Thank you for taking advantage of this incredible opportunity to step behind the print and Make It Better! Bring the fire!


How do the shirts print?
Allmade tri-blend shirts are market competitive with Bella Canvas and Next Level, and Allmade cotton shirts are market competitive to American Apparel and Alternative Apparel.

What will the lead times be in terms of getting them to our facility, should we sell to one of our customers? Where are the goods shipped from? How many transit days are we looking at?
Allmade will initially stock and distribute our main size and colors out of Kansas City, which is under a 3 day ship to the majority of the contiguous US. We should be able to handle orders up to 10,000 out of there and in that time frame, larger orders will take some more planning as we do not want to deplete inventory for the rest of our founding and early adopter customers.

Will there be different lead times for different colors?
We can create custom colors for any of our approved styles, a custom color order will take 6-8 weeks to complete from start to finish at a minimum of 2500 garments.

Will there be additional fits and styles?
We will be slowly expanding our fit and our line of styles, on the agenda right now are kids, racerback tanks, standard tanks, raglans, and lightweight hoodies.
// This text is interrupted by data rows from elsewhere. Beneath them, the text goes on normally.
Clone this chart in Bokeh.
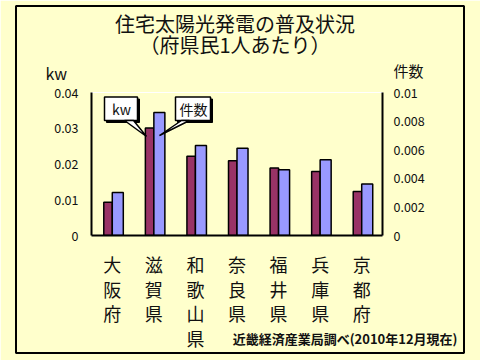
import re
from bokeh.plotting import figure
from bokeh.models import Range1d, LinearAxis, FactorRange, FixedTicker, ColumnDataSource
from bokeh.transform import dodge
from bokeh.core.properties import value
from bokeh.embed import file_html
from bokeh.resources import INLINE

# ---- data ----
cats = ["大阪府", "滋賀県", "和歌山県", "奈良県", "福井県", "兵庫県", "京都府"]
kw = [0.0093, 0.0301, 0.0222, 0.0209, 0.0189, 0.0179, 0.0123]
kensu = [0.0030, 0.0086, 0.0063, 0.0061, 0.0046, 0.0053, 0.0036]
kw_ticks = [0, 0.01, 0.02, 0.03, 0.04]
kw_tick_labels = ["0", "0.01", "0.02", "0.03", "0.04"]
n_ticks = [0, 0.002, 0.004, 0.006, 0.008, 0.01]
n_tick_labels = ["0", "0.002", "0.004", "0.006", "0.008", "0.01"]
title_lines = ["住宅太陽光発電の普及状況", "（府県民1人あたり）"]
left_unit = "kw"
right_unit = "件数"
source_note = "近畿経済産業局調べ(2010年12月現在)"

FONT = "Noto Sans CJK JP"
BG = "#ffffcc"
TXT = "#111111"
KW_COLOR = "#993366"
N_COLOR = "#9999ff"

W, H = 480, 360
FL, FR, FT, FB = 91, 98, 92, 125
fw = W - FL - FR
fh = H - FT - FB
KW_MAX = 0.04
N_MAX = 0.01


def X(px):
    return (px - FL) / fw * len(cats)


def Y(py):
    return (FT + fh - py) / fh * KW_MAX


p = figure(width=W, height=H,
           x_range=FactorRange(factors=cats, range_padding=0),
           y_range=Range1d(0, KW_MAX),
           output_backend="svg", toolbar_location=None, title=None,
           min_border_left=FL, min_border_right=FR, min_border_top=FT, min_border_bottom=FB)
p.extra_y_ranges = {"n": Range1d(0, N_MAX)}
p.background_fill_color = BG
p.border_fill_color = BG
p.outline_line_color = "white"
p.outline_line_width = 1
p.grid.visible = False

# left axis
ya = p.yaxis[0]
ya.ticker = FixedTicker(ticks=kw_ticks)
ya.major_label_overrides = {t: l for t, l in zip(kw_ticks, kw_tick_labels)}
ya.major_tick_line_color = None
ya.minor_tick_line_color = None
ya.major_tick_out = 0
ya.major_tick_in = 0
ya.axis_line_color = "black"
ya.axis_line_width = 2
ya.major_label_standoff = 13
ya.major_label_text_font = FONT
ya.major_label_text_font_size = "12.5px"
ya.major_label_text_color = TXT

# right axis
ra = LinearAxis(y_range_name="n", ticker=FixedTicker(ticks=n_ticks))
ra.major_label_overrides = {t: l for t, l in zip(n_ticks, n_tick_labels)}
ra.major_tick_line_color = None
ra.minor_tick_line_color = None
ra.major_tick_out = 0
ra.major_tick_in = 0
ra.axis_line_color = "black"
ra.axis_line_width = 2
ra.major_label_standoff = 11
ra.major_label_text_font = FONT
ra.major_label_text_font_size = "12.5px"
ra.major_label_text_color = TXT
p.add_layout(ra, "right")

# bottom axis: line only (category names are written vertically below)
xa = p.xaxis[0]
xa.major_tick_line_color = None
xa.minor_tick_line_color = None
xa.major_label_text_font_size = "0px"
xa.axis_line_color = "black"
xa.axis_line_width = 2

src = ColumnDataSource(dict(cat=cats, kw=kw, kensu=kensu))
p.vbar(x=dodge("cat", -0.102, range=p.x_range), top="kw", width=0.205, source=src,
       fill_color=KW_COLOR, line_color="black", line_width=1.5)
p.vbar(x=dodge("cat", 0.1325, range=p.x_range), top="kensu", width=0.265, source=src,
       y_range_name="n", fill_color=N_COLOR, line_color="black", line_width=1.5)


# callouts
def callout(x0, x1, y0, y1, wedge, text, tx, ty):
    sh = 2
    p.quad(left=[X(x0 + sh)], right=[X(x1 + sh)], top=[Y(y0 + sh)], bottom=[Y(y1 + sh)],
           fill_color="black", line_color="black")
    p.quad(left=[X(x0)], right=[X(x1)], top=[Y(y0)], bottom=[Y(y1)],
           fill_color="white", line_color="black", line_width=1.5)
    p.patch(x=[X(a) for a, b in wedge], y=[Y(b) for a, b in wedge],
            fill_color="white", line_color="black", line_width=1.5)
    p.text(x=[X(tx)], y=[Y(ty)], text=[text], text_align="center", text_baseline="middle",
           text_font=value(FONT), text_font_size="14px", text_color=TXT)


callout(104, 137, 96.5, 120, [(124, 120), (146, 136), (133, 120)], left_unit, 121, 108.5)
callout(175, 210, 96.5, 120, [(181, 120), (159, 135), (189, 120)], right_unit, 193, 108.5)


def label(xs, ys, texts, size, align="center", bold=False):
    # text outside the frame: unclipped level
    p.text(x=xs, y=ys, text=texts, text_align=align, text_baseline="middle",
           text_font=value(FONT), text_font_size=size, text_color=TXT,
           text_font_style="bold" if bold else "normal", level="annotation")


# title
label([X(234.5)] * len(title_lines), [Y(23 + k * 21) for k in range(len(title_lines))],
      title_lines, "20px")

# unit labels
label([X(45)], [Y(72)], [left_unit], "16px", align="left")
label([X(393)], [Y(70)], [right_unit], "15px", align="left")

# vertical category labels
cx, cy, ct = [], [], []
for i, c in enumerate(cats):
    for j, ch in enumerate(c):
        cx.append(i + 0.5)
        cy.append(Y(263.5 + j * 24.7))
        ct.append(ch)
label(cx, cy, ct, "18px")

# source note
label([X(457)], [Y(338)], [source_note], "13px", align="right", bold=True)

# outer border
p.quad(left=[X(15.5)], right=[X(463.5)], top=[Y(5.5)], bottom=[Y(352.5)],
       fill_color=None, line_color="black", line_width=2, level="annotation")

html = file_html(p, INLINE)
html = re.sub(r"<body([^>]*)>", r'<body\1 style="background-color:#ffffcc;">', html, count=1)
open("out.html", "w").write(html)
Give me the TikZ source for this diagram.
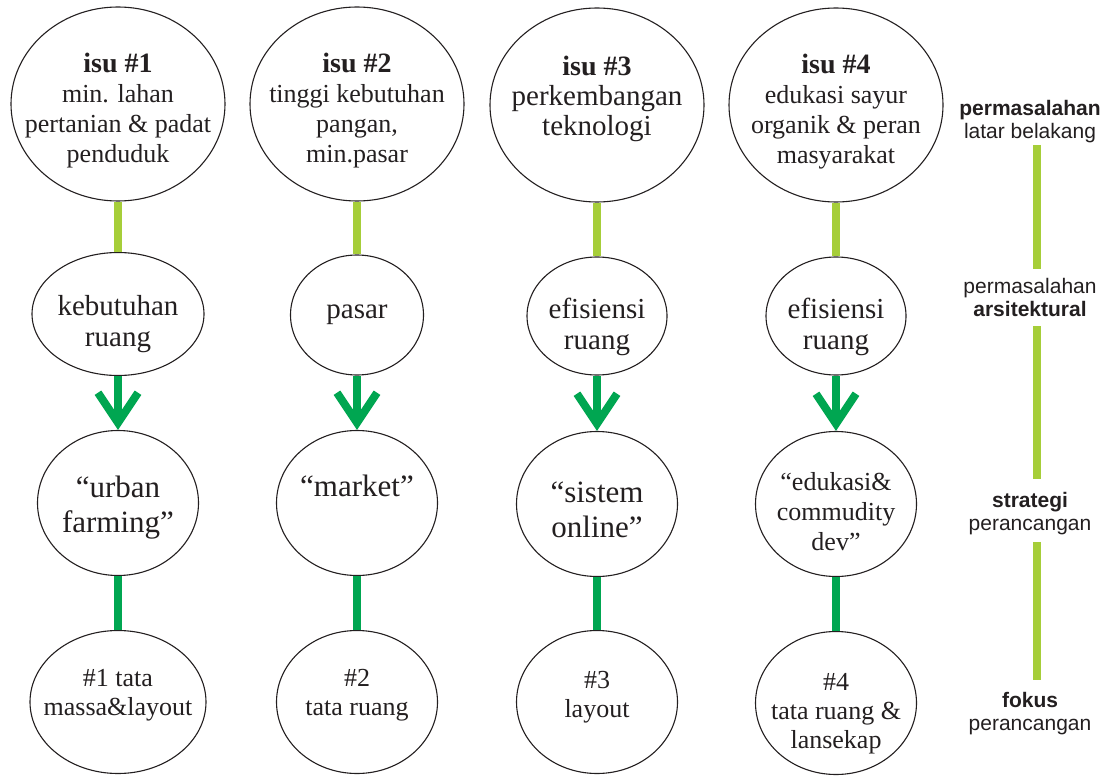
\documentclass[tikz,border=0pt]{standalone}
\usepackage{fontspec}
\setmainfont{Liberation Serif}
\setsansfont{Liberation Sans}
\usetikzlibrary{shapes.geometric, arrows.meta}
\definecolor{leafgreen}{HTML}{A6CE39}
\definecolor{deepgreen}{HTML}{00A651}
\definecolor{inkgray}{HTML}{231F20}

\begin{document}
\begin{tikzpicture}[x=1pt, y=-1pt, text=inkgray]

		% Setup the styles for the bubbles and lines
		\tikzset{bubble/.style 2 args={ellipse,
				draw=inkgray,
				line width=1.1pt,
				inner sep=-80pt,
				minimum width=#1,
				minimum height=#2,
				align=center},
			issue text/.style={font=\fontsize{26}{30}\selectfont},
			need text/.style={font=\fontsize{29}{31}\selectfont},
			goal text/.style={font=\fontsize{31}{35}\selectfont},
			focus text/.style={font=\fontsize{26}{29}\selectfont},
			legend text/.style={font=\sffamily\fontsize{21}{23}\selectfont,
				align=center, inner sep=0pt},
			lime bar/.style={draw=leafgreen, line width=8pt},
			deep bar/.style={draw=deepgreen, line width=8pt}}

		\useasboundingbox (0, 0) rectangle (1118, 778);

		% Draw the issues
		\node[bubble={214pt}{194pt}, issue text] at (118, 104) (isu1) {\rule{0pt}{32pt}{\bfseries\fontsize{28}{30}\selectfont isu \#1}\\min. lahan\\pertanian \& padat\\penduduk};
		\node[bubble={214pt}{194pt}, issue text] at (357, 104) (isu2) {\rule{0pt}{32pt}{\bfseries\fontsize{28}{30}\selectfont isu \#2}\\tinggi kebutuhan\\pangan,\\min.pasar};
		\node[bubble={214pt}{194pt}, issue text] at (597, 105) (isu3) {\rule{0pt}{32pt}{\bfseries\fontsize{28}{30}\selectfont isu \#3}\\\fontsize{29}{30}\selectfont perkembangan\\\fontsize{29}{30}\selectfont teknologi\\\mbox{}};
		\node[bubble={214pt}{194pt}, issue text] at (836, 105) (isu4) {\rule{0pt}{32pt}{\bfseries\fontsize{28}{30}\selectfont isu \#4}\\edukasi sayur\\organik \& peran\\masyarakat};

		% Draw the architectural needs
		\node[bubble={172pt}{123pt}, need text] at (118, 314) (need1) {\rule{0pt}{41pt}kebutuhan\\ruang};
		\node[bubble={133pt}{120pt}, need text] at (357, 315) (need2) {pasar};
		\node[bubble={140pt}{118pt}, need text] at (597, 316) (need3) {\rule{0pt}{43pt}efisiensi\\ruang};
		\node[bubble={140pt}{118pt}, need text] at (836, 316) (need4) {\rule{0pt}{43pt}efisiensi\\ruang};

		% Draw the strategies
		\node[bubble={161pt}{145pt}, goal text] at (118, 503) (goal1) {\rule{0pt}{31pt}“urban\\farming”};
		\node[bubble={161pt}{145pt}, goal text] at (357, 503) (goal2) {“market”\\\mbox{}};
		\node[bubble={161pt}{145pt}, goal text] at (597, 504) (goal3) {\rule{0pt}{33pt}“sistem\\online”};
		\node[bubble={161pt}{145pt}, issue text] at (836, 504) (goal4) {\rule{0pt}{33pt}“edukasi\&\\commudity\\dev”};

		% Draw the focus
		\node[bubble={176pt}{143pt}, focus text, text depth=18.6pt] at (118, 702) (focus1) {\#1 tata\\massa\&layout};
		\node[bubble={161pt}{143pt}, focus text, text depth=18.6pt] at (357, 702) (focus2) {\#2\\tata ruang};
		\node[bubble={161pt}{143pt}, focus text, text depth=14.6pt] at (597, 702) (focus3) {\#3\\layout};
		\node[bubble={161pt}{143pt}, focus text] at (836, 703) (focus4) {\rule{0pt}{39pt}\#4\\tata ruang \&\\lansekap};

		% Draw the legend
		\node[legend text] at (1030, 121.5) (lgA) {\textbf{permasalahan}\\latar belakang};
		\node[legend text] at (1030, 297.5) (lgB) {permasalahan\\\textbf{arsitektural}};
		\node[legend text] at (1030, 513.5) (lgC) {\textbf{strategi}\\perancangan};
		\node[legend text] at (1030, 713.5) (lgD) {\textbf{fokus}\\perancangan};

		% Connect the bubbles
		\draw[lime bar]
		(isu1) edge (need1)
		(isu2) edge (need2)
		(isu3) edge (need3)
		(isu4) edge (need4);
		\draw[deep bar, -{Straight Barb[length=30pt, width=40pt, sharp]}]
		(need1) edge (goal1)
		(need2) edge (goal2)
		(need3) edge (goal3)
		(need4) edge (goal4);
		\draw[deep bar]
		(goal1) edge (focus1)
		(goal2) edge (focus2)
		(goal3) edge (focus3)
		(goal4) edge (focus4);

		% Connect the legend
		\draw[lime bar, shorten <=2pt, shorten >=9pt] ([xshift=7pt]lgA.south) -- ([xshift=7pt]lgB.north);
		\draw[lime bar, shorten <=9.5pt, shorten >=13pt] ([xshift=7pt]lgB.south) -- ([xshift=7pt]lgC.north);
		\draw[lime bar, shorten <=7pt, shorten >=12pt] ([xshift=7pt]lgC.south) -- ([xshift=7pt]lgD.north);
		\end{tikzpicture}
\end{document}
Custom styles will be considered for orders over 10k pieces.

What exactly will the Early Adopter role include? 
First of all it, it secures an inventory position for you. We will open up ordering and inventory to early adopters in the order in which they committed to this perk. As we have more inventory to distribute, we will open it up to the next early adopter in sequential order. Becoming a part of this special group also includes inclusion in our founder updates, marketing material and sample packs, invitations to special events and trips, an invitation to provide feedback to our steering committee, and your first case of t-shirts as soon as we can open up inventory. Early adopters will be listed on our website in order in which they committed to the early adopter program.